-- BEGIN Material provided --

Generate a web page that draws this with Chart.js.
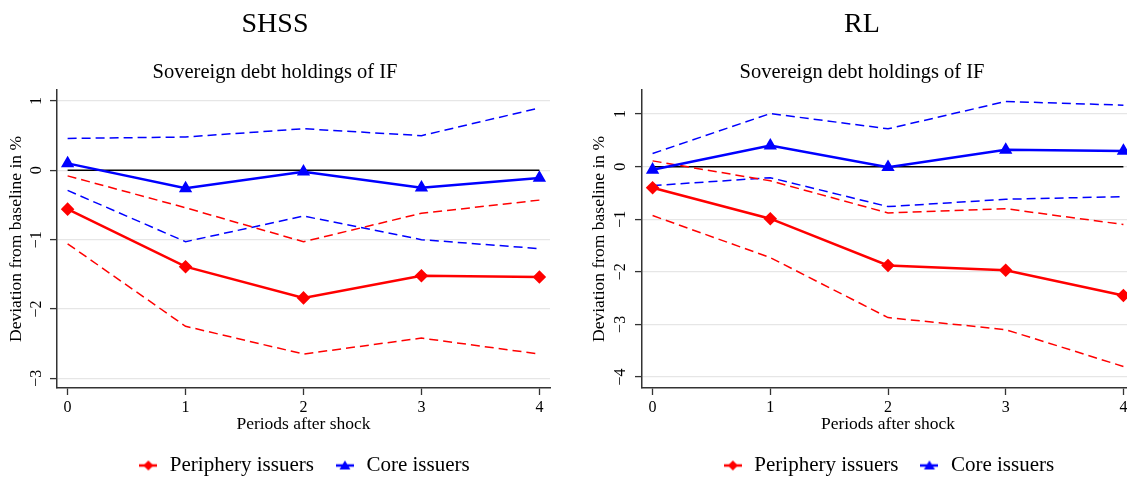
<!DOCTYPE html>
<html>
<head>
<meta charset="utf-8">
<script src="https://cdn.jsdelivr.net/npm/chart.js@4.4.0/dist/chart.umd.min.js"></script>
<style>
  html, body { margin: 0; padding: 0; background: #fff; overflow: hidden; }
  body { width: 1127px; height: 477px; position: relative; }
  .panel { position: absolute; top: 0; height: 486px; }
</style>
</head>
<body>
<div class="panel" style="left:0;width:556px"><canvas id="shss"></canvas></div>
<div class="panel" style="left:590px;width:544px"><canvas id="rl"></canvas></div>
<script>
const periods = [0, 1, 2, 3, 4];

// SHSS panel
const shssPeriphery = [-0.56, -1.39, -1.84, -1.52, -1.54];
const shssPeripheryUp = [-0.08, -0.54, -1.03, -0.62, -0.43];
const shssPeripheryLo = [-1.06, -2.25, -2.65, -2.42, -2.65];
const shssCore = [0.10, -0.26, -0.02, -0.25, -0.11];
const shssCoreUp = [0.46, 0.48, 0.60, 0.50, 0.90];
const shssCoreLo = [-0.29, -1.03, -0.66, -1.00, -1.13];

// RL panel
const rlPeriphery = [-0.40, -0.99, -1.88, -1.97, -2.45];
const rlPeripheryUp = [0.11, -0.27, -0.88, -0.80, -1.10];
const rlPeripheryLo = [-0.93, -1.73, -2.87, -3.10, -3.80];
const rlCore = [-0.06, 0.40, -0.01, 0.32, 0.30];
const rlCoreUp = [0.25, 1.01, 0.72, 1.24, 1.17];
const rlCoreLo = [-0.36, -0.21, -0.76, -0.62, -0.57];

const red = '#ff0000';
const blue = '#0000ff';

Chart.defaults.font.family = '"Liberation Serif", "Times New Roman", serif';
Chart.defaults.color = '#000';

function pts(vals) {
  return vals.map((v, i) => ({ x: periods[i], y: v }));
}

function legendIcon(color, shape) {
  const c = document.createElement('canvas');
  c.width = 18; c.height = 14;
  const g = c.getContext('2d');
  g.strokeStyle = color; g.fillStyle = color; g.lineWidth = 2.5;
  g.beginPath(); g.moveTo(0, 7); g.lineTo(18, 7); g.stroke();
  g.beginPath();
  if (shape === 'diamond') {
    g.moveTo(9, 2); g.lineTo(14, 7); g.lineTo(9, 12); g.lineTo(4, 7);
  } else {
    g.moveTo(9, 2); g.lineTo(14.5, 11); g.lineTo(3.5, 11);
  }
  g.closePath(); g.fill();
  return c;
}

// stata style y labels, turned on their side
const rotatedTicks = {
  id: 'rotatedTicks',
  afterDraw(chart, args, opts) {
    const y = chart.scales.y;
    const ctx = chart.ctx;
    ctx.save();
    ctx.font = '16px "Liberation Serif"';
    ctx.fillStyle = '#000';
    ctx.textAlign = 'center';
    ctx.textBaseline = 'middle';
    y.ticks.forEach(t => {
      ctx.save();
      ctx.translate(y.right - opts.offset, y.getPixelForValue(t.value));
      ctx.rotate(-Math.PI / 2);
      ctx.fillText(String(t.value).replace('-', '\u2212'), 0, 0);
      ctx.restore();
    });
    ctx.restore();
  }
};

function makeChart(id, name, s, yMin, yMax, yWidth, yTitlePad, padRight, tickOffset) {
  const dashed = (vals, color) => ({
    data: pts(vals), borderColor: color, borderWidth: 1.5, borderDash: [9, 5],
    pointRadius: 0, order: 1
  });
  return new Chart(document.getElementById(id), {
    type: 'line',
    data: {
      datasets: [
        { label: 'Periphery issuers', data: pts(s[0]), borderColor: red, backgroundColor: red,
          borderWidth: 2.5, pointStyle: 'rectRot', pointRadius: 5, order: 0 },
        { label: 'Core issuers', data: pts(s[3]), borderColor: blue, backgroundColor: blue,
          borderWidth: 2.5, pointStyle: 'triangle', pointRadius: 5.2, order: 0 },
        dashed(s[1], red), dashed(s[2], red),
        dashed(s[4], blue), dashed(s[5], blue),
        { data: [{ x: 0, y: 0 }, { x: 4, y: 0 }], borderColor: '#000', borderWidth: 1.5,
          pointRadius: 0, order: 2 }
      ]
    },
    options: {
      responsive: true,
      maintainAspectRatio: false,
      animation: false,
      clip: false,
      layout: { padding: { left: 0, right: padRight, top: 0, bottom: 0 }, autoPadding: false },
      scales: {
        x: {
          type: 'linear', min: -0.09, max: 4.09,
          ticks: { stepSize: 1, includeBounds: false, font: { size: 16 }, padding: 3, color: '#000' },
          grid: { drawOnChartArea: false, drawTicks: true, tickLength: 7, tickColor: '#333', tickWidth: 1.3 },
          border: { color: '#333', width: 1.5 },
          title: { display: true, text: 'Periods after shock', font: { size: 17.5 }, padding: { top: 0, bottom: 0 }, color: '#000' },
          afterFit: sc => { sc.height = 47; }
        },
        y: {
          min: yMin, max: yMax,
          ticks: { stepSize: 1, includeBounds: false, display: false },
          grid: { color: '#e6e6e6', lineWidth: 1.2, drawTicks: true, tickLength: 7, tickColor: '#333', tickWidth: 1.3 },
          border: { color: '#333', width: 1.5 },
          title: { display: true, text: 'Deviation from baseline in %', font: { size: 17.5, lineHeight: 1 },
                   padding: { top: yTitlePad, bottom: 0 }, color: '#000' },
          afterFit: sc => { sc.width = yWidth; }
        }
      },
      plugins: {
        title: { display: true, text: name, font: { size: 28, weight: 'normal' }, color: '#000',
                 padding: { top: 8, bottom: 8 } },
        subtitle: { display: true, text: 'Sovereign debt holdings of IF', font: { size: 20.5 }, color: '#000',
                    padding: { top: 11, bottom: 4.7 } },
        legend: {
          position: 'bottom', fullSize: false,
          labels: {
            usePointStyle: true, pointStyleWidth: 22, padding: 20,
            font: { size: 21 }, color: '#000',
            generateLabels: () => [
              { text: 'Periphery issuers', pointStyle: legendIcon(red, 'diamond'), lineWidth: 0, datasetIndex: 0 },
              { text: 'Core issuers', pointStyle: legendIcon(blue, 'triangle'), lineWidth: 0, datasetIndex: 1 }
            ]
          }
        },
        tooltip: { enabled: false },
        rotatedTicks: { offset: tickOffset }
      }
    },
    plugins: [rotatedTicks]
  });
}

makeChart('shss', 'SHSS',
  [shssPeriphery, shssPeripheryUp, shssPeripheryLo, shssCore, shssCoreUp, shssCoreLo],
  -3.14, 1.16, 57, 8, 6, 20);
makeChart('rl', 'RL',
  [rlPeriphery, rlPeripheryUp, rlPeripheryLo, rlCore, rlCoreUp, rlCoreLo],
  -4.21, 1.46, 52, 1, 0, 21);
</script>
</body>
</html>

-- END Material provided --

## Aim
Up to and including the line containing "const periods = [0, 1, 2, 3, 4];", repeat every line from the start of the data, but none of the pictures.

## Output
Generate a web page that draws this with Chart.js.
<!DOCTYPE html>
<html>
<head>
<meta charset="utf-8">
<script src="https://cdn.jsdelivr.net/npm/chart.js@4.4.0/dist/chart.umd.min.js"></script>
<style>
  html, body { margin: 0; padding: 0; background: #fff; overflow: hidden; }
  body { width: 1127px; height: 477px; position: relative; }
  .panel { position: absolute; top: 0; height: 486px; }
</style>
</head>
<body>
<div class="panel" style="left:0;width:556px"><canvas id="shss"></canvas></div>
<div class="panel" style="left:590px;width:544px"><canvas id="rl"></canvas></div>
<script>
const periods = [0, 1, 2, 3, 4];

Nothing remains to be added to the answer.